#### Given request:
Exactly as written, retype the listing below, omitting the pictures.

#### Recorded data:
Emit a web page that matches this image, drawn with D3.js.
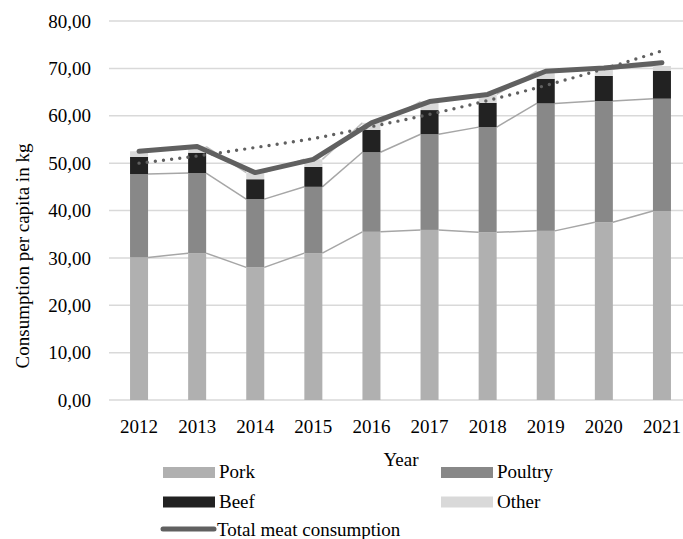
<!DOCTYPE html>
<html>
<head>
<meta charset="utf-8">
<script src="https://cdn.jsdelivr.net/npm/d3@7"></script>
<style>
  html, body { margin: 0; padding: 0; background: #fff; }
  svg { display: block; }
  text { font-family: "Liberation Serif", "Times New Roman", serif; fill: #000; }
</style>
</head>
<body>
<svg id="chart" width="683" height="539"></svg>
<script>
// Per-capita meat consumption (kg), by year and type
const years   = ["2012","2013","2014","2015","2016","2017","2018","2019","2020","2021"];
const pork    = [30.1, 31.0, 28.0, 31.0, 35.5, 35.9, 35.4, 35.7, 37.5, 39.9];
const poultry = [17.6, 16.9, 14.4, 14.0, 16.8, 20.2, 22.2, 26.9, 25.6, 23.7];
const beef    = [3.6, 4.3, 4.2, 4.2, 4.7, 5.1, 5.1, 5.2, 5.3, 5.9];
const other   = [1.2, 1.3, 1.4, 1.6, 1.5, 1.8, 1.8, 1.6, 1.5, 1.0];
const total   = [52.5, 53.5, 48.0, 50.8, 58.5, 63.0, 64.5, 69.4, 70.1, 71.2];
// Polynomial trend of total consumption, value at each year
const trend   = [50.0, 51.5, 53.3, 55.2, 57.7, 60.3, 63.2, 66.4, 69.9, 73.7];
const yTicks  = [0, 10, 20, 30, 40, 50, 60, 70, 80];

const seriesNames  = ["Pork", "Poultry", "Beef", "Other"];
const seriesColors = ["#b0b0b0", "#888888", "#222222", "#d9d9d9"];

const svg = d3.select("#chart");

const x = d3.scaleBand().domain(years).range([110, 691])
  .paddingInner(0.69).paddingOuter(0.345);
const y = d3.scaleLinear().domain([0, 80]).range([400, 21]);

const fmt = v => d3.format(".2f")(v).replace(".", ",");

// Gridlines
svg.append("g").selectAll("line").data(yTicks).join("line")
  .attr("x1", 109).attr("x2", 683)
  .attr("y1", d => y(d)).attr("y2", d => y(d))
  .attr("stroke", "#d9d9d9").attr("stroke-width", 1.5);

// Y axis labels
svg.append("g").selectAll("text").data(yTicks).join("text")
  .attr("x", 91).attr("y", d => y(d)).attr("dy", "0.35em")
  .attr("text-anchor", "end").attr("font-size", 19)
  .text(fmt);

// X axis labels
svg.append("g").selectAll("text").data(years).join("text")
  .attr("x", d => x(d) + x.bandwidth() / 2).attr("y", 433)
  .attr("text-anchor", "middle").attr("font-size", 19)
  .text(d => d);

// Stack the four meat types
const rows = years.map((yr, i) => ({ year: yr, Pork: pork[i], Poultry: poultry[i], Beef: beef[i], Other: other[i] }));
const stacked = d3.stack().keys(seriesNames)(rows);

// Series connector lines between adjacent bars (Pork, Poultry, Other tops)
const connectorKeys = [0, 1, 3];
connectorKeys.forEach(k => {
  const layer = stacked[k];
  const segs = d3.pairs(layer.map((d, i) => ({ yr: years[i], v: d[1] })));
  svg.append("g").selectAll("line").data(segs).join("line")
    .attr("x1", d => x(d[0].yr) + x.bandwidth())
    .attr("y1", d => y(d[0].v))
    .attr("x2", d => x(d[1].yr))
    .attr("y2", d => y(d[1].v))
    .attr("stroke", k === 3 ? "#bdbdbd" : "#a6a6a6")
    .attr("stroke-width", 1.5);
});

// Bars
svg.append("g").selectAll("g").data(stacked).join("g")
  .attr("fill", (d, i) => seriesColors[i])
  .selectAll("rect").data(d => d).join("rect")
  .attr("x", d => x(d.data.year))
  .attr("width", x.bandwidth())
  .attr("y", d => y(d[1]))
  .attr("height", d => y(d[0]) - y(d[1]));

// Total consumption line
const cx = yr => x(yr) + x.bandwidth() / 2;
svg.append("path")
  .datum(total)
  .attr("d", d3.line().x((d, i) => cx(years[i])).y(d => y(d)))
  .attr("fill", "none").attr("stroke", "#606060").attr("stroke-width", 5)
  .attr("stroke-linecap", "round").attr("stroke-linejoin", "round");

// Trend (dotted curve)
svg.append("path")
  .datum(trend)
  .attr("d", d3.line().curve(d3.curveMonotoneX).x((d, i) => cx(years[i])).y(d => y(d)))
  .attr("fill", "none").attr("stroke", "#606060").attr("stroke-width", 3.4)
  .attr("stroke-linecap", "round").attr("stroke-dasharray", "0 8.2");

// Axis titles
svg.append("text")
  .attr("transform", "translate(29,256) rotate(-90)")
  .attr("text-anchor", "middle").attr("font-size", 19)
  .text("Consumption per capita in kg");

svg.append("text")
  .attr("x", 401).attr("y", 466)
  .attr("text-anchor", "middle").attr("font-size", 19)
  .text("Year");

// Legend
const legendItems = [
  { name: "Pork",    color: seriesColors[0], x: 163, y: 467 },
  { name: "Poultry", color: seriesColors[1], x: 441, y: 467 },
  { name: "Beef",    color: seriesColors[2], x: 163, y: 496.5 },
  { name: "Other",   color: seriesColors[3], x: 441, y: 496.5 }
];
const lg = svg.append("g");
legendItems.forEach(it => {
  lg.append("rect").attr("x", it.x).attr("y", it.y).attr("width", 52).attr("height", 11)
    .attr("fill", it.color);
  lg.append("text").attr("x", it.x + 56).attr("y", it.y + 11).attr("font-size", 19).text(it.name);
});
lg.append("line").attr("x1", 163).attr("x2", 214).attr("y1", 529).attr("y2", 529)
  .attr("stroke", "#606060").attr("stroke-width", 5).attr("stroke-linecap", "round");
lg.append("text").attr("x", 217).attr("y", 535.5).attr("font-size", 19).text("Total meat consumption");
</script>
</body>
</html>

#### Written answer:
Emit a web page that matches this image, drawn with D3.js.
<!DOCTYPE html>
<html>
<head>
<meta charset="utf-8">
<script src="https://cdn.jsdelivr.net/npm/d3@7"></script>
<style>
  html, body { margin: 0; padding: 0; background: #fff; }
  svg { display: block; }
  text { font-family: "Liberation Serif", "Times New Roman", serif; fill: #000; }
</style>
</head>
<body>
<svg id="chart" width="683" height="539"></svg>
<script>
// Per-capita meat consumption (kg), by year and type
const years   = ["2012","2013","2014","2015","2016","2017","2018","2019","2020","2021"];
const pork    = [30.1, 31.0, 28.0, 31.0, 35.5, 35.9, 35.4, 35.7, 37.5, 39.9];
const poultry = [17.6, 16.9, 14.4, 14.0, 16.8, 20.2, 22.2, 26.9, 25.6, 23.7];
const beef    = [3.6, 4.3, 4.2, 4.2, 4.7, 5.1, 5.1, 5.2, 5.3, 5.9];
const other   = [1.2, 1.3, 1.4, 1.6, 1.5, 1.8, 1.8, 1.6, 1.5, 1.0];
const total   = [52.5, 53.5, 48.0, 50.8, 58.5, 63.0, 64.5, 69.4, 70.1, 71.2];
// Polynomial trend of total consumption, value at each year
const trend   = [50.0, 51.5, 53.3, 55.2, 57.7, 60.3, 63.2, 66.4, 69.9, 73.7];
const yTicks  = [0, 10, 20, 30, 40, 50, 60, 70, 80];

const seriesNames  = ["Pork", "Poultry", "Beef", "Other"];
const seriesColors = ["#b0b0b0", "#888888", "#222222", "#d9d9d9"];

const svg = d3.select("#chart");

const x = d3.scaleBand().domain(years).range([110, 691])
  .paddingInner(0.69).paddingOuter(0.345);
const y = d3.scaleLinear().domain([0, 80]).range([400, 21]);

const fmt = v => d3.format(".2f")(v).replace(".", ",");

// Gridlines
svg.append("g").selectAll("line").data(yTicks).join("line")
  .attr("x1", 109).attr("x2", 683)
  .attr("y1", d => y(d)).attr("y2", d => y(d))
  .attr("stroke", "#d9d9d9").attr("stroke-width", 1.5);

// Y axis labels
svg.append("g").selectAll("text").data(yTicks).join("text")
  .attr("x", 91).attr("y", d => y(d)).attr("dy", "0.35em")
  .attr("text-anchor", "end").attr("font-size", 19)
  .text(fmt);

// X axis labels
svg.append("g").selectAll("text").data(years).join("text")
  .attr("x", d => x(d) + x.bandwidth() / 2).attr("y", 433)
  .attr("text-anchor", "middle").attr("font-size", 19)
  .text(d => d);

// Stack the four meat types
const rows = years.map((yr, i) => ({ year: yr, Pork: pork[i], Poultry: poultry[i], Beef: beef[i], Other: other[i] }));
const stacked = d3.stack().keys(seriesNames)(rows);

// Series connector lines between adjacent bars (Pork, Poultry, Other tops)
const connectorKeys = [0, 1, 3];
connectorKeys.forEach(k => {
  const layer = stacked[k];
  const segs = d3.pairs(layer.map((d, i) => ({ yr: years[i], v: d[1] })));
  svg.append("g").selectAll("line").data(segs).join("line")
    .attr("x1", d => x(d[0].yr) + x.bandwidth())
    .attr("y1", d => y(d[0].v))
    .attr("x2", d => x(d[1].yr))
    .attr("y2", d => y(d[1].v))
    .attr("stroke", k === 3 ? "#bdbdbd" : "#a6a6a6")
    .attr("stroke-width", 1.5);
});

// Bars
svg.append("g").selectAll("g").data(stacked).join("g")
  .attr("fill", (d, i) => seriesColors[i])
  .selectAll("rect").data(d => d).join("rect")
  .attr("x", d => x(d.data.year))
  .attr("width", x.bandwidth())
  .attr("y", d => y(d[1]))
  .attr("height", d => y(d[0]) - y(d[1]));

// Total consumption line
const cx = yr => x(yr) + x.bandwidth() / 2;
svg.append("path")
  .datum(total)
  .attr("d", d3.line().x((d, i) => cx(years[i])).y(d => y(d)))
  .attr("fill", "none").attr("stroke", "#606060").attr("stroke-width", 5)
  .attr("stroke-linecap", "round").attr("stroke-linejoin", "round");

// Trend (dotted curve)
svg.append("path")
  .datum(trend)
  .attr("d", d3.line().curve(d3.curveMonotoneX).x((d, i) => cx(years[i])).y(d => y(d)))
  .attr("fill", "none").attr("stroke", "#606060").attr("stroke-width", 3.4)
  .attr("stroke-linecap", "round").attr("stroke-dasharray", "0 8.2");

// Axis titles
svg.append("text")
  .attr("transform", "translate(29,256) rotate(-90)")
  .attr("text-anchor", "middle").attr("font-size", 19)
  .text("Consumption per capita in kg");

svg.append("text")
  .attr("x", 401).attr("y", 466)
  .attr("text-anchor", "middle").attr("font-size", 19)
  .text("Year");

// Legend
const legendItems = [
  { name: "Pork",    color: seriesColors[0], x: 163, y: 467 },
  { name: "Poultry", color: seriesColors[1], x: 441, y: 467 },
  { name: "Beef",    color: seriesColors[2], x: 163, y: 496.5 },
  { name: "Other",   color: seriesColors[3], x: 441, y: 496.5 }
];
const lg = svg.append("g");
legendItems.forEach(it => {
  lg.append("rect").attr("x", it.x).attr("y", it.y).attr("width", 52).attr("height", 11)
    .attr("fill", it.color);
  lg.append("text").attr("x", it.x + 56).attr("y", it.y + 11).attr("font-size", 19).text(it.name);
});
lg.append("line").attr("x1", 163).attr("x2", 214).attr("y1", 529).attr("y2", 529)
  .attr("stroke", "#606060").attr("stroke-width", 5).attr("stroke-linecap", "round");
lg.append("text").attr("x", 217).attr("y", 535.5).attr("font-size", 19).text("Total meat consumption");
</script>
</body>
</html>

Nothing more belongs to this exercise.